Data-Driven Torture Genetics Breeds Devil Debt
The Data-Driven Life by Gary Wolf (New York Times Magazine): These days, the rise of portable powerful computers (e.g., your iPhone) are making it easier and easier for people to monitor and share data about their own life. This has pros - you might find that you are not doing what you think you are doing, and can improve - and cons - machines don’t forgive. [via]
The Torture Colony by Bruce Falconer (The American Scholar): Falconer’s portrait of a utopian experiment in remote Chile basically sounds like the worst place on Earth. Cruel, cynical German post-war exile leader who was also a pedophile? Check. Community members effectively slaves? Check. Torture? Check. Implicated in the execution of political prisoners? Check. [via]

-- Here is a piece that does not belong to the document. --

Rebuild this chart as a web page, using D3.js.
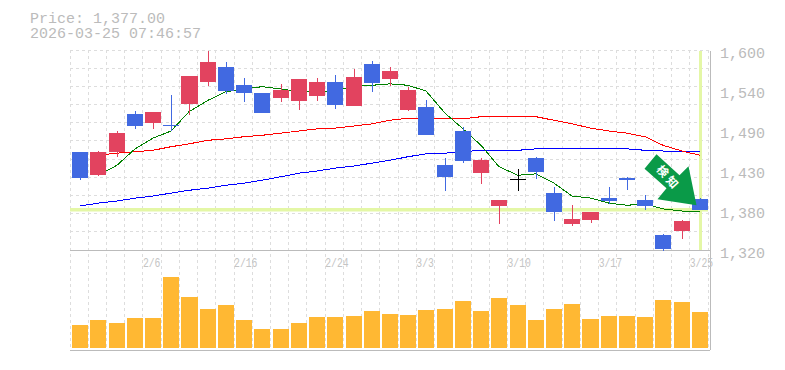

Debt: The First Five Thousand Years by Alexander Rose (The Long Now): The rise of money is historically associated with violence and slavery, and it’s arguable that the world’s current major religions developed, in part, to control the social implications of money. This fascinating article, in a way, has worrying implications for the present, given that we now live in a world where Goldman Sachs and the like can do what they want with money that’s really just 0s and 1s on a computer screen. [via]
Power Breeds Hypocrisy: Powerful People Judge Others More Harshly But Cheat More Themselves by Ed Yong (Not Exactly Rocket Science): One of those social psychology experiments you go “duh!” to (especially after reading the “Torture Colony” article), but then a lot of what psychology does is actually test the things we think we know.
No Angel, No Devil by Brantley Hargrove (Nashville Scene): Gaile Owens, a white Memphis housewife, is due to be executed later this year for ordering a hit on her husband; she will be the first woman executed in Tennessee in 200 years. Hargrove’s portrait of her is a fascinating and disturbing look at the seedy underbelly of the dignified South. [via]
How Mendel Started Genetics By Getting It Mostly Wrong by John Timmer (Ars Technica): Science is, at the core, not about facts. It is a method. And though Mendel’s facts were, broadly, wrong, the method he used to get at those facts was so very right.